Today, I have been part of the Odyssea Paris 2017 race. Odyssea is a charity created in 2002 to support research on breast cancer. It does so by organizing races every year, and donating all the participation fees to research institutes.
With my wife, we ran the 5km race “allure libre” (which translates into free pace). I am going to give a quick description of how it all went starting from our way to get to the “village départ”.
Getting to the race
The 5km race was programmed at 11am. So that we could get some warm-up before the actual race, we had to get our bibs before 10.45 am. My wife and I could only get ours at 11.05am. Well, it is true that we left our home already a little late, but we also were stuck for 10min waiting for an empty shuttle bus to come and pick us up. I think the organizers did a great job having these shuttles. They just probably did not plan on having so many people using them…
The shuttles were going from Château de Vincennes to a stop near the village départ. It was already 11am when we hopped off the bus. Walking a few steps, and looking at our right, we could already see the stream of pink jerseys crossing the starting lane. We were not yet there the the race had already started…
We rushed to the village départ, got our bibs and jerseys (without showing any proof of registration), and headed towards the starting lane. By chance, we managed to find my brother and his wife in the middle of all the runners. We chatted for a bit, while walking to the starting line.
The actual race
Ok, first of all, disclaimer: I do not even know when I ran for the last time. I registered mostly because my wife wanted to participate in a short race. Going to run a 5km race without training? Sure, why not? Running is not my favorite activity, and the Strava record of my race can testify for my lack of experience.

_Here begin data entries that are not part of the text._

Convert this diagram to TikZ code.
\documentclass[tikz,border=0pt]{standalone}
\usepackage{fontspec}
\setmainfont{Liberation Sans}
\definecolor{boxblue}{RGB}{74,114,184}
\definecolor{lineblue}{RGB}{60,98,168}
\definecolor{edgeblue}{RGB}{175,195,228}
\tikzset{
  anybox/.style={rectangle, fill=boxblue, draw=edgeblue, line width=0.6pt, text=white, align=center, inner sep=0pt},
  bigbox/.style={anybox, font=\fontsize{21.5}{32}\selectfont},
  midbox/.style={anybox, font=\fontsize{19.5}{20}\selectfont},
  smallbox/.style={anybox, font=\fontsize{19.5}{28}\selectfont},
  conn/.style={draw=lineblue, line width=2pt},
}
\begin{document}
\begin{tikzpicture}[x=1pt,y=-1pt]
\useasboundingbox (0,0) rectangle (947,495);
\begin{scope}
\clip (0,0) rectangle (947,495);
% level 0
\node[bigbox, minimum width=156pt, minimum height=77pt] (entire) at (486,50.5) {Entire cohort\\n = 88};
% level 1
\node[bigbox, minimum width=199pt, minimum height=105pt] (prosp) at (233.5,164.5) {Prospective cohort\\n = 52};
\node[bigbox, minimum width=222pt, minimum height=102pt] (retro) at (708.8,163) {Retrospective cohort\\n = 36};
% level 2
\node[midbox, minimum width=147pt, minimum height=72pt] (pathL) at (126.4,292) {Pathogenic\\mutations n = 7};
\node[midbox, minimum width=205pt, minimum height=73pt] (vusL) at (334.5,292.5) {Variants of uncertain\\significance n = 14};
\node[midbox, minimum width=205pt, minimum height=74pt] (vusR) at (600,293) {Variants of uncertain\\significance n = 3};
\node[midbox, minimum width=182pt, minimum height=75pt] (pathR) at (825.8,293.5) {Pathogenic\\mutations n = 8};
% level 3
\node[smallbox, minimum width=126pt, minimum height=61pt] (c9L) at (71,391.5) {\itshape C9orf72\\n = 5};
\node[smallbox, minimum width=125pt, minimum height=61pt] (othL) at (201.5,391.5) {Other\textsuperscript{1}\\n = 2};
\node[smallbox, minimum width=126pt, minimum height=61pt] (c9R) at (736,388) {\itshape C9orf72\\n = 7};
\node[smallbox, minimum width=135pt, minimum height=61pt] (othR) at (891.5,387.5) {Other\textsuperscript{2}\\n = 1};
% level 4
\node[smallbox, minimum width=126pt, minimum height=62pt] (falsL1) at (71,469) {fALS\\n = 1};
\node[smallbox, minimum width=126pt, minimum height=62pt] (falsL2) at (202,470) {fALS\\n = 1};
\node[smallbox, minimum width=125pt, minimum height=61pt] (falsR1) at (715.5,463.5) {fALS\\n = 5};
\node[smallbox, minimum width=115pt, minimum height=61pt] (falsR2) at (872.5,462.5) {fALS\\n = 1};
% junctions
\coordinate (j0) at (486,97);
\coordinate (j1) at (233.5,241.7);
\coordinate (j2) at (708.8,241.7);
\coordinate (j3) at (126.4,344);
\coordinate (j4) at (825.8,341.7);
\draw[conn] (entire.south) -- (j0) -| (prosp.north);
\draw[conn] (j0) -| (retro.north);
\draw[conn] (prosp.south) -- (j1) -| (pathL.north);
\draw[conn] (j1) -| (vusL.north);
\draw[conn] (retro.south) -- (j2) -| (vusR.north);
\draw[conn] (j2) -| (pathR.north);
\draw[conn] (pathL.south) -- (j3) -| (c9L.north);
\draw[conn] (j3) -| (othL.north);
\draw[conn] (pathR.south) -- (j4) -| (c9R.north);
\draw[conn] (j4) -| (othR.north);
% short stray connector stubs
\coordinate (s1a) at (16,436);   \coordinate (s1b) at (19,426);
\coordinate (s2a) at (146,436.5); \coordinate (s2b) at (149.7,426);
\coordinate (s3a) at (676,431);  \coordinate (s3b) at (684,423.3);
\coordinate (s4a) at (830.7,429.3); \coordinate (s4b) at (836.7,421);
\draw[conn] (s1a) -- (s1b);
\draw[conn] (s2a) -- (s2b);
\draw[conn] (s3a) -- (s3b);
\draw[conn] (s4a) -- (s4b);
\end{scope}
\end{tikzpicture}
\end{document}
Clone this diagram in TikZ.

Of course, I went way too fast during the first kilometer, setting up an unmaintainable pace for both my wife and I. During the race, it was also pretty hard to keep the same pace. Lots of people were walking (free pace, remember?), and the road was a bit narrow. We had to walk a few times (to catch our breath, or because it was too crowded in front of us), but still ran most of it. In general, the atmosphere was really nice. Bands were playing alongside the track. People were cheering for us (and it felt strange). I id not really feel a huge sense of achievement at the end of the race, but I really like being part of it. Here is a selfie we took at the finish line:
So now, my objective (and my wife’s) is to run a longer distance. We will probably look for a 10km race. For that one, I will train for sure!
Oh, and have I told you that I wanted to do a triathlon next year with my brother? No? Well now you know about that too. 2018 is going to be pretty sporty!